■ Directions
Your output is the lines from the first one to the one containing "const XH = 59;", repeated exactly, with images left out.

■ Source data
<<<<
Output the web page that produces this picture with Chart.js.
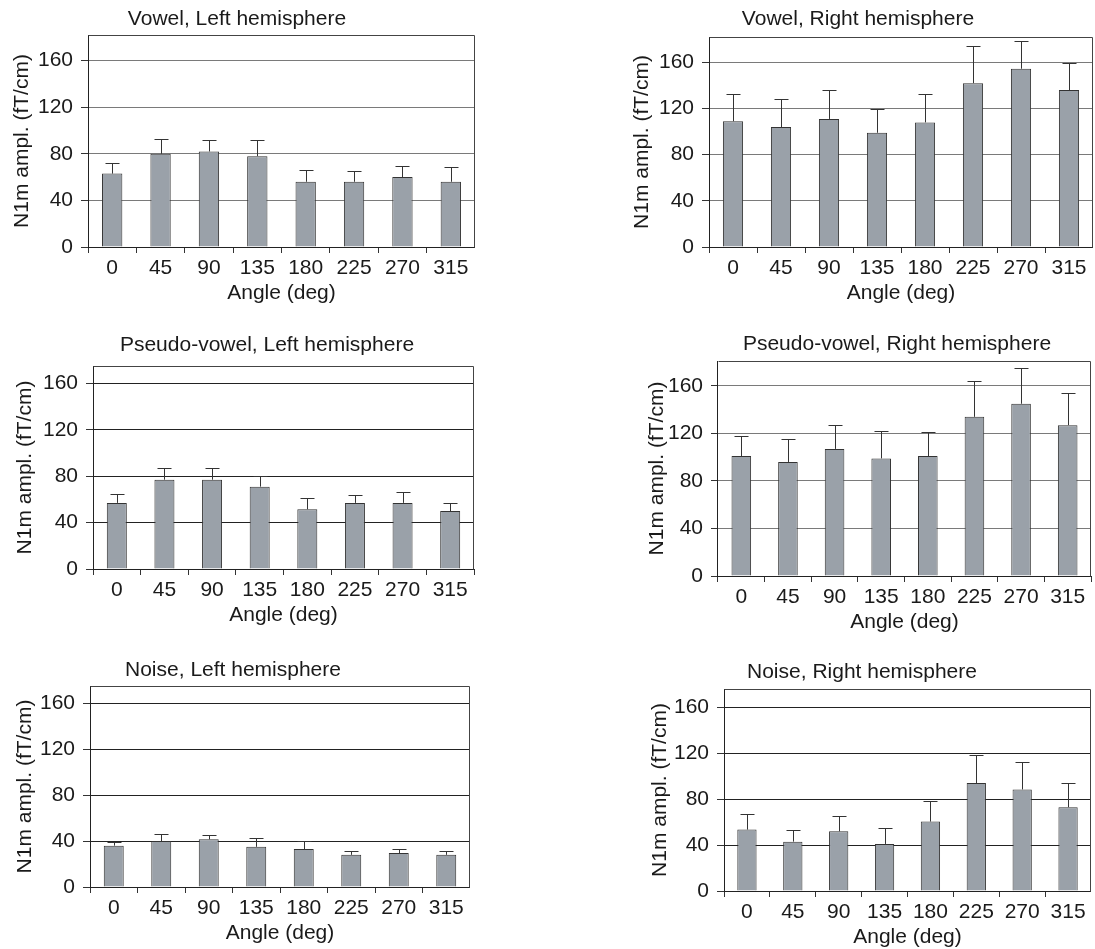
<!DOCTYPE html>
<html>
<head>
<meta charset="utf-8">
<script src="https://cdn.jsdelivr.net/npm/chart.js@4.4.1/dist/chart.umd.min.js"></script>
<style>
  html, body { margin: 0; padding: 0; background: #fff; overflow: hidden; width: 1095px; height: 949px; }
  canvas { position: absolute; }
</style>
</head>
<body>
<canvas id="c1"></canvas>
<canvas id="c2"></canvas>
<canvas id="c3"></canvas>
<canvas id="c4"></canvas>
<canvas id="c5"></canvas>
<canvas id="c6"></canvas>
<script>
// angles (categories)
const angles = ['0', '45', '90', '135', '180', '225', '270', '315'];
const yTicks = [0, 40, 80, 120, 160];

// N1m amplitude means and SD (upper error bar)
const vowelLeft = [63, 80, 82, 78, 56, 56, 60, 56];
const vowelLeftSd = [9.5, 13, 9.7, 13.7, 9.7, 9.4, 9.7, 13];
const vowelRight = [109, 104, 111, 99, 108, 142, 154.5, 136];
const vowelRightSd = [23.7, 24.4, 24.7, 20.9, 24.4, 31.9, 24.1, 23.7];
const pseudoLeft = [57, 77, 77, 71, 51.5, 57, 57, 50];
const pseudoLeftSd = [7.5, 10, 10, 9.5, 10, 7.2, 9.5, 7.2];
const pseudoRight = [101, 96, 107, 99, 101, 134, 145, 127];
const pseudoRightSd = [17.1, 19.7, 20, 22.8, 19.9, 30.1, 29.8, 26.7];
const noiseLeft = [36, 40, 41.5, 35, 33, 28, 29.5, 28];
const noiseLeftSd = [3.5, 6.4, 4.1, 7.6, 7, 3.7, 3.8, 3.2];
const noiseRight = [53.5, 43, 52, 41, 60.5, 94, 88.5, 73];
const noiseRightSd = [14, 9.8, 13.7, 14, 18, 24.4, 23.9, 21];

const FONT = { family: '"Liberation Sans", Arial, sans-serif', size: 21 };
const LH = FONT.size * 1.2;
const XH = 59;   // height of the x axis block (ticks + labels + title)

// canvas rows (top / height)
const rows = [{ top: 0, height: 318 }, { top: 318, height: 322 }, { top: 640, height: 320 }];

// panel layout: plot box L,T,R,B, axis max, title centre, y-title x
const panels = [
  { id: 'c1', row: 0, title: 'Vowel, Left hemisphere', values: vowelLeft, sd: vowelLeftSd,
    L: 88, T: 35, R: 475, B: 247, ymax: 182, titleX: 237, titleY: 19, yTitleX: 22, grid: '#7a7a7a' },
  { id: 'c2', row: 0, title: 'Vowel, Right hemisphere', values: vowelRight, sd: vowelRightSd,
    L: 709, T: 37, R: 1093, B: 247, ymax: 182, titleX: 858, titleY: 19, yTitleX: 642, grid: '#7a7a7a' },
  { id: 'c3', row: 1, title: 'Pseudo-vowel, Left hemisphere', values: pseudoLeft, sd: pseudoLeftSd,
    L: 93, T: 366, R: 474, B: 569, ymax: 175, titleX: 267, titleY: 345, yTitleX: 25, grid: '#222' },
  { id: 'c4', row: 1, title: 'Pseudo-vowel, Right hemisphere', values: pseudoRight, sd: pseudoRightSd,
    L: 718, T: 361, R: 1091, B: 576, ymax: 181, titleX: 897, titleY: 344, yTitleX: 657, grid: '#7a7a7a' },
  { id: 'c5', row: 2, title: 'Noise, Left hemisphere', values: noiseLeft, sd: noiseLeftSd,
    L: 90, T: 686, R: 470, B: 887, ymax: 175, titleX: 233, titleY: 670, yTitleX: 25, grid: '#222' },
  { id: 'c6', row: 2, title: 'Noise, Right hemisphere', values: noiseRight, sd: noiseRightSd,
    L: 724, T: 689, R: 1091, B: 891, ymax: 176, titleX: 862, titleY: 672, yTitleX: 660, grid: '#222' }
];

// upper error bars
const errorBars = {
  id: 'errorBars',
  afterDatasetsDraw(chart) {
    const ctx = chart.ctx;
    const y = chart.scales.y;
    const ds = chart.data.datasets[0];
    const meta = chart.getDatasetMeta(0);
    ctx.save();
    ctx.strokeStyle = '#333';
    ctx.lineWidth = 1;
    meta.data.forEach((bar, i) => {
      const x = Math.round(bar.x) + 0.5;
      const top = Math.round(y.getPixelForValue(ds.data[i] + ds.sd[i])) + 0.5;
      ctx.beginPath();
      ctx.moveTo(x, bar.y);
      ctx.lineTo(x, top);
      ctx.moveTo(x - 7, top);
      ctx.lineTo(x + 7, top);
      ctx.stroke();
    });
    ctx.restore();
  }
};

// top and right edge of the plot frame
const frame = {
  id: 'frame',
  beforeDatasetsDraw(chart) {
    const a = chart.chartArea;
    const ctx = chart.ctx;
    const l = Math.round(a.left) + 0.5, t = Math.round(a.top) + 0.5;
    const r = Math.round(a.right) - 0.5, b = Math.round(a.bottom) + 0.5;
    ctx.save();
    ctx.strokeStyle = '#444';
    ctx.lineWidth = 1;
    ctx.beginPath();
    ctx.moveTo(l, t);
    ctx.lineTo(r, t);
    ctx.lineTo(r, b);
    ctx.stroke();
    ctx.restore();
  }
};

panels.forEach(p => {
  const rw = rows[p.row];
  // y axis block wide enough for labels + title; right spacer centres the title like the original
  const yw = Math.max(p.L - p.yTitleX + LH / 2 + 2, p.L + p.R - 2 * p.titleX);
  const w2 = Math.max(0, 2 * p.titleX - (p.L - yw) - p.R);
  const cl = Math.floor(p.L - yw);
  const pl = p.L - yw - cl;
  const cw = Math.ceil(p.R + w2 - cl);
  const pr = cl + cw - (p.R + w2);
  const tTop = p.titleY - rw.top - LH / 2;
  const tBottom = p.T - rw.top - LH - tTop;
  const pb = rw.top + rw.height - p.B - XH;
  const yTitlePad = p.yTitleX - (p.L - yw) - LH / 2;

  const canvas = document.getElementById(p.id);
  canvas.width = cw;
  canvas.height = rw.height;
  canvas.style.left = cl + 'px';
  canvas.style.top = rw.top + 'px';

  new Chart(canvas, {
    type: 'bar',
    data: {
      labels: angles,
      datasets: [{
        data: p.values,
        sd: p.sd,
        backgroundColor: '#9aa1a9',
        borderColor: '#333',
        borderWidth: 1,
        barPercentage: 0.42,
        categoryPercentage: 1
      }]
    },
    options: {
      responsive: false,
      animation: false,
      layout: { padding: { left: pl, right: pr, top: 0, bottom: pb } },
      plugins: {
        legend: { display: false },
        tooltip: { enabled: false },
        title: {
          display: true,
          text: p.title,
          color: '#1a1a1a',
          font: { ...FONT, weight: 'normal' },
          padding: { top: tTop, bottom: tBottom }
        }
      },
      scales: {
        x: {
          offset: true,
          grid: { display: true, offset: true, drawOnChartArea: false, drawTicks: true, tickLength: 6, color: '#333' },
          border: { display: true, color: '#222', width: 1 },
          ticks: { color: '#1a1a1a', font: FONT, padding: 3, maxRotation: 0, autoSkip: false },
          title: { display: true, text: 'Angle (deg)', color: '#1a1a1a', font: FONT, padding: 0 },
          afterFit: s => { s.height = XH; }
        },
        y: {
          min: 0,
          max: p.ymax,
          afterBuildTicks: s => { s.ticks = yTicks.map(v => ({ value: v })); },
          grid: { color: p.grid, tickColor: '#333', tickLength: 7, drawTicks: true },
          border: { display: true, color: '#222', width: 1 },
          ticks: { color: '#1a1a1a', font: FONT, padding: 8 },
          title: { display: true, text: 'N1m ampl. (fT/cm)', color: '#1a1a1a', font: FONT, padding: { top: yTitlePad, bottom: 0 } },
          afterFit: s => { s.width = yw; }
        },
        spacer: {
          type: 'linear',
          position: 'right',
          display: w2 > 0,
          grid: { display: false },
          border: { display: false },
          ticks: { display: false },
          afterFit: s => { s.width = w2; }
        }
      }
    },
    plugins: [frame, errorBars]
  });
});
</script>
</body>
</html>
>>>>
■ Task result
Output the web page that produces this picture with Chart.js.
<!DOCTYPE html>
<html>
<head>
<meta charset="utf-8">
<script src="https://cdn.jsdelivr.net/npm/chart.js@4.4.1/dist/chart.umd.min.js"></script>
<style>
  html, body { margin: 0; padding: 0; background: #fff; overflow: hidden; width: 1095px; height: 949px; }
  canvas { position: absolute; }
</style>
</head>
<body>
<canvas id="c1"></canvas>
<canvas id="c2"></canvas>
<canvas id="c3"></canvas>
<canvas id="c4"></canvas>
<canvas id="c5"></canvas>
<canvas id="c6"></canvas>
<script>
// angles (categories)
const angles = ['0', '45', '90', '135', '180', '225', '270', '315'];
const yTicks = [0, 40, 80, 120, 160];

// N1m amplitude means and SD (upper error bar)
const vowelLeft = [63, 80, 82, 78, 56, 56, 60, 56];
const vowelLeftSd = [9.5, 13, 9.7, 13.7, 9.7, 9.4, 9.7, 13];
const vowelRight = [109, 104, 111, 99, 108, 142, 154.5, 136];
const vowelRightSd = [23.7, 24.4, 24.7, 20.9, 24.4, 31.9, 24.1, 23.7];
const pseudoLeft = [57, 77, 77, 71, 51.5, 57, 57, 50];
const pseudoLeftSd = [7.5, 10, 10, 9.5, 10, 7.2, 9.5, 7.2];
const pseudoRight = [101, 96, 107, 99, 101, 134, 145, 127];
const pseudoRightSd = [17.1, 19.7, 20, 22.8, 19.9, 30.1, 29.8, 26.7];
const noiseLeft = [36, 40, 41.5, 35, 33, 28, 29.5, 28];
const noiseLeftSd = [3.5, 6.4, 4.1, 7.6, 7, 3.7, 3.8, 3.2];
const noiseRight = [53.5, 43, 52, 41, 60.5, 94, 88.5, 73];
const noiseRightSd = [14, 9.8, 13.7, 14, 18, 24.4, 23.9, 21];

const FONT = { family: '"Liberation Sans", Arial, sans-serif', size: 21 };
const LH = FONT.size * 1.2;
const XH = 59;   // height of the x axis block (ticks + labels + title)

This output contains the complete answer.